Amelia’s always on the hunt to try new brands, and told us of how she discovered some fantastic, great quality wines from Cru Bourgeois whilst exploring a few château in Bordeaux.
A keen traveller - she regularly gets to explore the world presenting for The Wine Show - she says her favourite country will always be Italy. “I have always been amazed by it. I love the food, I love the people, I love the culture; they have over six hundred grapes, you can never get bored.”
When deliberating which wine to drink at a restaurant, Amelia suggests choosing a few by the glass for the table to try and making a democratic vote. Being as specific as possible - giving a few adjectives and a price point - is the best way to communicate with the sommelier so they can select the best wine for you.

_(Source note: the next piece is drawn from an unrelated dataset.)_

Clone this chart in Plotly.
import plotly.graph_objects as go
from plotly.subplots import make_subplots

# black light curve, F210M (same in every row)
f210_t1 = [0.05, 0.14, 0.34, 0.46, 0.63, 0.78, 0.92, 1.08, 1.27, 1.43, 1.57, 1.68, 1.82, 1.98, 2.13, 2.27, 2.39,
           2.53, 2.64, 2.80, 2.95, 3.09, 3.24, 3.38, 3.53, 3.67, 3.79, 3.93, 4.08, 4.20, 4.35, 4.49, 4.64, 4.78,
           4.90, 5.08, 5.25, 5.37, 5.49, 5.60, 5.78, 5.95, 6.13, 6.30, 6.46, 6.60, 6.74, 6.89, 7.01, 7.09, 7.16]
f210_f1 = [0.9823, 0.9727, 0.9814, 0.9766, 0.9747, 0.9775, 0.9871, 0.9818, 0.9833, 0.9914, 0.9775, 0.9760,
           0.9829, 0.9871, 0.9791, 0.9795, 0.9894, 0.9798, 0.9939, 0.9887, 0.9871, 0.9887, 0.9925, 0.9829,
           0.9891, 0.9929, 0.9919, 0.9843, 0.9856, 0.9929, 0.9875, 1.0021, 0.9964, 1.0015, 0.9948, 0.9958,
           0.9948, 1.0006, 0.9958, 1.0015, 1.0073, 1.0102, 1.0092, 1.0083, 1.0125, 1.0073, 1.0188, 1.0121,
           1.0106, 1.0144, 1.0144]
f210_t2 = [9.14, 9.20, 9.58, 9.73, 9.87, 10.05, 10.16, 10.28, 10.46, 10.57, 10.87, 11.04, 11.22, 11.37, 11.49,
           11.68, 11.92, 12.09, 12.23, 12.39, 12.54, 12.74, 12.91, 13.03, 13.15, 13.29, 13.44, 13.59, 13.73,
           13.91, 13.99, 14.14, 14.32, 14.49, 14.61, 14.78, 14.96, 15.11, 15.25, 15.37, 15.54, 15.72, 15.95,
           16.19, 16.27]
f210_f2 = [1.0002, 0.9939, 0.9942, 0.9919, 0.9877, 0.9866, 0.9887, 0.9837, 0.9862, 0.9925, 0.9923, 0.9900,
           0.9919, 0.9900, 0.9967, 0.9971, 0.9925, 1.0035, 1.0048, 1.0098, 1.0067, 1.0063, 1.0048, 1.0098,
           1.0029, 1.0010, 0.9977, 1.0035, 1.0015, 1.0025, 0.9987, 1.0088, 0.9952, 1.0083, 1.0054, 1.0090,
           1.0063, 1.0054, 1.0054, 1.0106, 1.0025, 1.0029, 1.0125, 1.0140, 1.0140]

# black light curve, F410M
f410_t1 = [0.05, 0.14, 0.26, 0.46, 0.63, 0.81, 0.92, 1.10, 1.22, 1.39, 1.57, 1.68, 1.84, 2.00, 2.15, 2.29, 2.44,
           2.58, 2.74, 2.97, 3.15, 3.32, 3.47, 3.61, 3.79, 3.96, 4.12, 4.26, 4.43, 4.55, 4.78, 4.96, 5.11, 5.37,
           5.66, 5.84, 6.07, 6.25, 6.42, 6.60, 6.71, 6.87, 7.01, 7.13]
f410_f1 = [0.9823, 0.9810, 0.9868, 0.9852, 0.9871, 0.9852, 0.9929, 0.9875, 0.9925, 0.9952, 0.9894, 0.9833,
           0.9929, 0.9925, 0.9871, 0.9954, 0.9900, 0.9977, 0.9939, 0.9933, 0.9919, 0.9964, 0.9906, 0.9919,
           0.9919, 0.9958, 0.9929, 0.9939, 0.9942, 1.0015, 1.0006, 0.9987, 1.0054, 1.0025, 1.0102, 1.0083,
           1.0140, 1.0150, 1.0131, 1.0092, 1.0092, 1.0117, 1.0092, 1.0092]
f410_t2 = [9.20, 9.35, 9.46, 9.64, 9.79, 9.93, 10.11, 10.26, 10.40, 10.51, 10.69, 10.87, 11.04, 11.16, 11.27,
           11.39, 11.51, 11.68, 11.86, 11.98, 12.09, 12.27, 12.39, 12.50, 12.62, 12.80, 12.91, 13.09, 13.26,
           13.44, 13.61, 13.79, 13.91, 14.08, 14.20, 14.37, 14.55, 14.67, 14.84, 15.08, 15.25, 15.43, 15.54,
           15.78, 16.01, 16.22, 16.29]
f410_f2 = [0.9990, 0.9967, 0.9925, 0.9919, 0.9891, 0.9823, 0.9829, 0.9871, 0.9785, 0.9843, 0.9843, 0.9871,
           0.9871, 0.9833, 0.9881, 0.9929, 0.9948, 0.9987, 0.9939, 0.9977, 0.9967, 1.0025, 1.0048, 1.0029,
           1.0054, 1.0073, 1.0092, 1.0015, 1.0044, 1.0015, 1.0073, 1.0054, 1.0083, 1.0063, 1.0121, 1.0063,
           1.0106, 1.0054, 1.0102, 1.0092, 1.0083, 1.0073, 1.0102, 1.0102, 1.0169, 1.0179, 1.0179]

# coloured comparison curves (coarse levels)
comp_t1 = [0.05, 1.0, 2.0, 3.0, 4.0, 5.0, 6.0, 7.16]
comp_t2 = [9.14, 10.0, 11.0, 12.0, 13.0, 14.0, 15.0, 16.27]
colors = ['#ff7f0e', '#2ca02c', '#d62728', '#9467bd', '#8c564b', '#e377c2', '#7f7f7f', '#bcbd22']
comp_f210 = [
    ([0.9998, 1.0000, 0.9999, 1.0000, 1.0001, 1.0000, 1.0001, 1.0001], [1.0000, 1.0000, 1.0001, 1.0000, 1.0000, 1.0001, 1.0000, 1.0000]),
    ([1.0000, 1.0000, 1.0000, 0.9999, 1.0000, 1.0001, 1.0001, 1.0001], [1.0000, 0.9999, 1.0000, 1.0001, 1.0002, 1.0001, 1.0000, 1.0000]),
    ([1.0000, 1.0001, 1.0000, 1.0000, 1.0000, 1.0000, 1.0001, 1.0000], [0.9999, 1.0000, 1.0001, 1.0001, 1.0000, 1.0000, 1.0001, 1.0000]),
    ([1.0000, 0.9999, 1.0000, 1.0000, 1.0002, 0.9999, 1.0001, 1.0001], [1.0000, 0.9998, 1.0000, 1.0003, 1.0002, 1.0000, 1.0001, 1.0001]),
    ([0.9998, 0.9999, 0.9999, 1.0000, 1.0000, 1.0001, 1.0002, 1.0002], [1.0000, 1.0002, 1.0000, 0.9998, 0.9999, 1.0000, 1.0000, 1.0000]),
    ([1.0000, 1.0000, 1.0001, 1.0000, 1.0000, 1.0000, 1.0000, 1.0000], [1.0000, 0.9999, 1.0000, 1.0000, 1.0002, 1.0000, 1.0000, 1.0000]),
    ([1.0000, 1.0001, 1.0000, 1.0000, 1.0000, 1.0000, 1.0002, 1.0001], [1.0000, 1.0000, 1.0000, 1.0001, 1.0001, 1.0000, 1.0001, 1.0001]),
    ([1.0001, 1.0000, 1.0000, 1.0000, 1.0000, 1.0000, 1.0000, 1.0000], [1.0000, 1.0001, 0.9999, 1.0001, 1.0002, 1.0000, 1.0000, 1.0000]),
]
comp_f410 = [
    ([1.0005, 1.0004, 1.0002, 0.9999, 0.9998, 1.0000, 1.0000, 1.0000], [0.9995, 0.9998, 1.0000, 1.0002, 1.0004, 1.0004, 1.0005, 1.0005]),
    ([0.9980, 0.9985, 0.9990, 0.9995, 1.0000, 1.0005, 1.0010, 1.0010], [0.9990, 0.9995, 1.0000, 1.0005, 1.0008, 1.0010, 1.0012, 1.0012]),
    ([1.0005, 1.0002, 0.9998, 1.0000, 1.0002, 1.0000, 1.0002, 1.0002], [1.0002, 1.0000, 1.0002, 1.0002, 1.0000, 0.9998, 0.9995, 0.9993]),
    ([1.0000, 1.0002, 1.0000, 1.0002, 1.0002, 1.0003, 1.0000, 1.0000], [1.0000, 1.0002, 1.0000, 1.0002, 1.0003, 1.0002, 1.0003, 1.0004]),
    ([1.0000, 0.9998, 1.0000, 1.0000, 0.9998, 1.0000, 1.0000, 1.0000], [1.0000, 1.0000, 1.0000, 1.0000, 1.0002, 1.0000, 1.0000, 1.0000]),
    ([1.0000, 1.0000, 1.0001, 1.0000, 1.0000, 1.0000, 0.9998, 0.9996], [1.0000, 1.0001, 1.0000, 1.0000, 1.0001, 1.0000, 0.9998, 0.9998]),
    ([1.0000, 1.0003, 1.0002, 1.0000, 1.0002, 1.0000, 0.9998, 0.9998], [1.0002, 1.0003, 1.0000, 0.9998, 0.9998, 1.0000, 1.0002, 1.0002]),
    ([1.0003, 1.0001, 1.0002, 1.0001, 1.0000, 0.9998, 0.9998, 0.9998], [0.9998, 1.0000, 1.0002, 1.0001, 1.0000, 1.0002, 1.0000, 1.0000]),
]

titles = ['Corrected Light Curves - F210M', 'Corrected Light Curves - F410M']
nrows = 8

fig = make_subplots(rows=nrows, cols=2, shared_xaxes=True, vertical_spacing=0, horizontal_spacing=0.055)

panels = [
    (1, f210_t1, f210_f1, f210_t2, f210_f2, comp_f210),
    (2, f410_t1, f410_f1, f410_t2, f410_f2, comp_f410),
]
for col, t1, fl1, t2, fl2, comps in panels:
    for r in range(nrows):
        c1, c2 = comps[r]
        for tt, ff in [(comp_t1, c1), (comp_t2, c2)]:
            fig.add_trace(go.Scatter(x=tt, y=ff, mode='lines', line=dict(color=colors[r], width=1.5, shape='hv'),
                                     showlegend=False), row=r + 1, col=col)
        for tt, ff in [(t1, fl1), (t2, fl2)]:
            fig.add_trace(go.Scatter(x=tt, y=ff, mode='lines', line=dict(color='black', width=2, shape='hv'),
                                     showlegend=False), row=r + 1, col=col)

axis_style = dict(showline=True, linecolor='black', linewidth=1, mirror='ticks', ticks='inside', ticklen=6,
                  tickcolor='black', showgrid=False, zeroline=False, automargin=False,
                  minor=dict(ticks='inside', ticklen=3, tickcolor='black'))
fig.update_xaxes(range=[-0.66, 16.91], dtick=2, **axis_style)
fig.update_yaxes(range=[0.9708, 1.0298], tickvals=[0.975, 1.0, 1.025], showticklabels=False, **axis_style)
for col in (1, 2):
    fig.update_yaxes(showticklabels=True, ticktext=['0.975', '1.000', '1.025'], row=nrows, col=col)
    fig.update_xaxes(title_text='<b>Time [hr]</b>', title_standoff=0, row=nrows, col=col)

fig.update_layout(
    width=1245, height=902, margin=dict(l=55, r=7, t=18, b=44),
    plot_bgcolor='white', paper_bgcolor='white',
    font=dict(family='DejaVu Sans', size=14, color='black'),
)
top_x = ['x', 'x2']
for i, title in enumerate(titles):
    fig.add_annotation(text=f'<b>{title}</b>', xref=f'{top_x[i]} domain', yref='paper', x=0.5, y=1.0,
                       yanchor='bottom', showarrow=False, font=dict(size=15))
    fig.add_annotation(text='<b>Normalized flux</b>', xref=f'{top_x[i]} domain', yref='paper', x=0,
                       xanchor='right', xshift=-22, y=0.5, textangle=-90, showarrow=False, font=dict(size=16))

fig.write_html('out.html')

When hosting a dinner party, however, it can be tricky to please everyone. Luckily, Amelia gave us some tips. In terms of white wine, she suggests Chenin Blanc: “It’s fruity for Sauvignon Blanc fans but has enough body to help Chardonnay lovers. Particularly if it’s from South Africa, you can’t go too wrong.” For red wine, she suggests Malbec as it is a definite crowd pleaser. However, if you want to try something different, she suggests Primitivo from Puglia. “It’s related to the Zinfandel grape from California so it has a brambly undertone but is still complex.”
“Wine is one of life’s pleasures, it’s a life enhancer” Amelia says, “llike good music, like good books, like wonderful conversation, like incredible food, and I think it’s a great way to connect with people.” I couldn’t agree more.